In the present case assessee’s parent company from which the assessee has acquired offshore insurance activities selected foreign AEs as tested party in its Transfer Pricing study to determine arm’s length price of the international transaction. As has been pointed earlier, the Revenue accepted selection of foreign AEs as tested party in the case of assessee’s parent company i.e. Mastek Ltd. After demerger of offshore insurance business by Mastek Ltd. to Majesco Ltd. the said company for the intervening period i.e. the period before offshore insurance business was finally transferred to assessee by way of slump sale, Majesco carried offshore insurance product and service activities. Majesco Ltd. also selected foreign AEs as tested party and the same was accepted by the Revenue. Undisputedly, there has been no change in the business acquired by the assessee from the parent company through Majesco Ltd. We see no valid reason to take a different view for rejecting foreign AEs as tested party, when there is no change in the terms and conditions of agreement with AEs and nature and manner of business. It is not the case of Revenue that the assessee has not been able to establish that functional analysis of foreign AEs least complex and there are no reliable comparables.

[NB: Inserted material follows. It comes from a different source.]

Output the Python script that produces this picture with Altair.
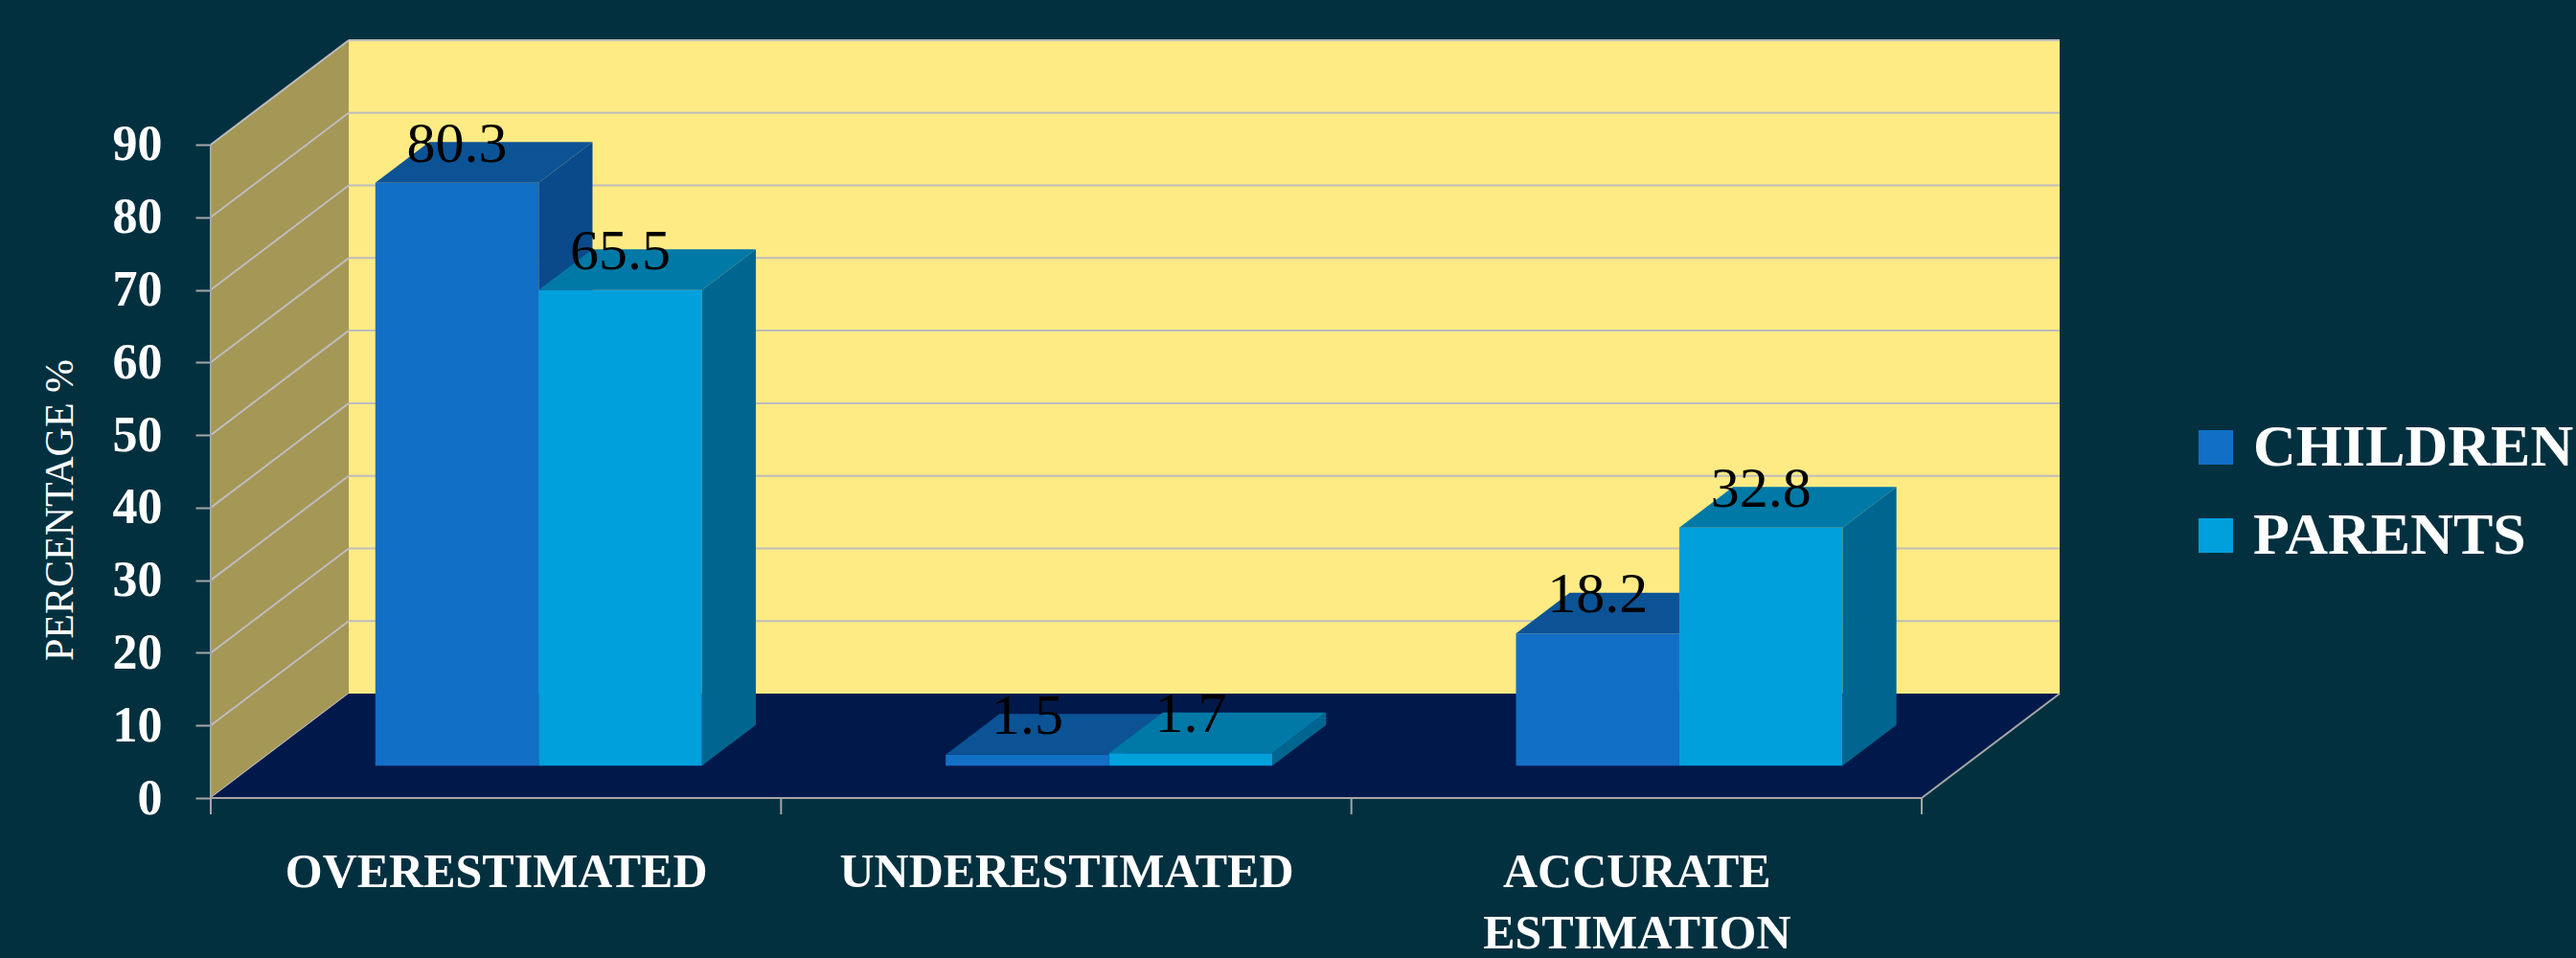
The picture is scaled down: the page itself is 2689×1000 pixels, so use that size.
import json
import altair as alt
import pandas as pd

# ---- data ----
categories = ["OVERESTIMATED", "UNDERESTIMATED", "ACCURATE ESTIMATION"]
series_names = ["CHILDREN", "PARENTS"]
children_values = [80.3, 1.5, 18.2]
parents_values = [65.5, 1.7, 32.8]
y_tick_values = [0, 10, 20, 30, 40, 50, 60, 70, 80, 90]

# ---- 3D geometry (in data units) ----
DX = 0.2419     # depth of the chart box along x (category units)
DY = 14.38      # depth of the chart box along y (percentage units)
F0 = 0.31       # depth at which the bars start
FB = 0.39       # depth of the bars
BW = 0.2864     # width of one bar (category units)
N = len(categories)
YMAX = 90

W, H = 1930, 791
FONT = "Liberation Serif"
BG = "#03303f"
GRID = "#bdbdbd"

front_colors = ["#116fc6", "#00a0dc"]
top_colors = ["#0c5396", "#0079a7"]
side_colors = ["#0a4a8a", "#006690"]

xscale = alt.Scale(domain=[0, N + DX], nice=False, zero=False)
yscale = alt.Scale(domain=[0, YMAX + DY], nice=False, zero=False)

# ---- tables built from the arrays ----
front_rows, top_rows, side_rows = [], [], []
for i, cat in enumerate(categories):
    for j, (s, vals) in enumerate(zip(series_names, [children_values, parents_values])):
        v = vals[i]
        x1 = i + 0.5 + F0 * DX + (j - 1) * BW
        x2 = x1 + BW
        yb = F0 * DY
        yt = yb + v
        bid = f"{i}-{j}"
        front_rows.append(dict(category=cat, series=s, value=v, x1=x1, x2=x2,
                               xc=(x1 + x2) / 2, yb=yb, yt=yt, bar=bid))
        top_rows.append(dict(series=s, bar=bid, y=yt, xa=x1, xb=x2))
        top_rows.append(dict(series=s, bar=bid, y=yt + FB * DY, xa=x1 + FB * DX, xb=x2 + FB * DX))
        side_rows.append(dict(series=s, bar=bid, x=x2, ya=yb, yb2=yt))
        side_rows.append(dict(series=s, bar=bid, x=x2 + FB * DX, ya=yb + FB * DY, yb2=yt + FB * DY))
front_df = pd.DataFrame(front_rows)
top_df = pd.DataFrame(top_rows)
side_df = pd.DataFrame(side_rows)

back_df = pd.DataFrame([dict(x=DX, x2=N + DX, y=DY, y2=YMAX + DY)])
back_grid_df = pd.DataFrame([dict(x=DX, x2=N + DX, y=DY + v) for v in y_tick_values[1:]])
left_wall_df = pd.DataFrame([dict(x=0, y=0, y2=YMAX), dict(x=DX, y=DY, y2=YMAX + DY)])
left_grid_df = pd.DataFrame([dict(x=0, x2=DX, y=v, y2=v + DY) for v in y_tick_values])
floor_df = pd.DataFrame([dict(y=0, x=0, x2=N), dict(y=DY, x=DX, x2=N + DX)])
edge_df = pd.DataFrame([
    dict(x=0, x2=0, y=0, y2=YMAX),
    dict(x=0, x2=N, y=0, y2=0),
    dict(x=N, x2=N + DX, y=0, y2=DY),
])
xtick_df = pd.DataFrame([dict(x=k, y=0, y2=-17 / (H / (YMAX + DY))) for k in range(N + 1)])

label_expr = f"split({json.dumps(categories)}[floor(datum.value)], ' ')"

x_axis = alt.Axis(values=[k + 0.5 for k in range(N)], labelExpr=label_expr, ticks=False,
                  domain=False, grid=False, title=None, labelAngle=0, labelFont=FONT,
                  labelFontSize=50, labelFontWeight="bold", labelColor="white",
                  labelPadding=52, labelBaseline="top", labelLineHeight=64,
                  labelOverlap=False, labelFlush=False, labelBound=False, labelLimit=0)
y_axis = alt.Axis(values=y_tick_values, domain=False, grid=False, tickColor="#a6a6a6",
                  tickWidth=2, tickSize=16, labelPadding=35, labelFont=FONT,
                  labelFontSize=52, labelFontWeight="bold", labelColor="white",
                  labelBaseline="middle", title="PERCENTAGE %", titleFont=FONT,
                  titleFontSize=42, titleFontWeight="normal", titleColor="white",
                  titleAngle=270, titleX=-158, titleY=490, titleAlign="center",
                  titleBaseline="middle")


def X(f):
    return alt.X(f, type="quantitative", scale=xscale, axis=x_axis, stack=None)


def Y(f):
    return alt.Y(f, type="quantitative", scale=yscale, axis=y_axis, stack=None)


back = alt.Chart(back_df).mark_rect(color="#ffeb84").encode(
    x=X("x"), x2="x2", y=Y("y"), y2="y2")
back_grid = alt.Chart(back_grid_df).mark_rule(color=GRID, strokeWidth=2).encode(
    x=X("x"), x2="x2", y=Y("y"))
left_wall = alt.Chart(left_wall_df).mark_area(color="#a59756", orient="vertical").encode(
    x=X("x"), y=Y("y"), y2="y2")
left_grid = alt.Chart(left_grid_df).mark_rule(color=GRID, strokeWidth=2).encode(
    x=X("x"), x2="x2", y=Y("y"), y2="y2")
floor = alt.Chart(floor_df).mark_area(color="#00194a", orient="horizontal").encode(
    y=Y("y"), x=X("x"), x2="x2")
edges = alt.Chart(edge_df).mark_rule(color="#a6a6a6", strokeWidth=2).encode(
    x=X("x"), x2="x2", y=Y("y"), y2="y2")
xticks = alt.Chart(xtick_df).mark_rule(color="#a6a6a6", strokeWidth=2).encode(
    x=X("x"), y=Y("y"), y2="y2")

legend = alt.Legend(orient="none", legendX=2062, legendY=394, title=None,
                    symbolType="square", symbolSize=1296, symbolStrokeWidth=0,
                    labelFont=FONT, labelFontSize=62, labelFontWeight="bold",
                    labelColor="white", labelOffset=8, rowPadding=30, padding=0,
                    labelLimit=600)
color_scale = alt.Scale(domain=series_names, range=front_colors)

bar_layers = []
for j, s in enumerate(series_names):
    fr = alt.Chart(front_df).transform_filter(alt.datum.series == s).mark_rect().encode(
        x=X("x1"), x2="x2", y=Y("yb"), y2="yt",
        color=alt.Color("series:N", scale=color_scale, legend=legend))
    tp = alt.Chart(top_df).transform_filter(alt.datum.series == s).mark_area(
        orient="horizontal", color=top_colors[j]).encode(
        y=Y("y"), x=X("xa"), x2="xb", detail="bar:N")
    sd = alt.Chart(side_df).transform_filter(alt.datum.series == s).mark_area(
        orient="vertical", color=side_colors[j]).encode(
        x=X("x"), y=Y("ya"), y2="yb2", detail="bar:N")
    bar_layers += [fr, tp, sd]

labels = alt.Chart(front_df).mark_text(font=FONT, fontSize=60, color="black",
                                       baseline="alphabetic", align="center", dy=-22).encode(
    x=X("xc"), y=Y("yt"), text=alt.Text("value:Q", format=".1f"))

chart = alt.layer(back, back_grid, left_wall, left_grid, floor, edges, xticks,
                  *bar_layers, labels).properties(
    width=W, height=H,
    autosize=alt.AutoSizeParams(type="none"),
    padding={"left": 220, "top": 42, "right": 2689 - 220 - W, "bottom": 1000 - 42 - H},
    background=BG,
).configure_view(strokeWidth=0)

chart.save("out.html", embed_options={"renderer": "svg", "actions": False})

In the light of factsof the case, OCED guidelines, United Nations Manual on Transfer Pricing and various decisions referred above, we find merit in the submissions made by ld. Authorized Representative for the assessee for selecting foreign AEs as tested party in the impugned assessment year. Consequently, the assessee succeeds on ground No.4 of the appeal.
International Transaction/Provision of Performance Guarantee:
The ld. Authorized Representative of the assessee has pointed that identical issue had come up before the Tribunal in the case of assessee’s parent company Mastek Ltd. in for assessment year 2008-09 decided on 29/03/2018. It has been further contended that the terms and conditions of performance guarantee agreement are identical in the case of assessee and Mastek Ltd. In fact the assessee carried forward insurance product and service business of the parent company without any change in terms and conditions with AEs or its customers. This fact has not been disputed by the Revenue. We find that the Tribunal placed reliance on the decision in the case of M/s. Suzlon Engineering Ltd. vs. ACIT, reported as 188 TTJ 278 (Ahd –Trib) and held that such guarantee agreement does not fall within the ambit of international transaction. For the sake of brevity the relevant extract of the said order being longish, is not reproduced. The ld.Departmental Representative has failed to controvert the finding of Tribunal in the case of Mastek Ltd. (supra). Respectfully following the order of Tribunal, the ground No.5 of the appeal is allowed.
In the result, appeal of the assessee is allowed in the aforesaid terms.
Order pronounced in open Court on Thursday the 12th day of November, 2020.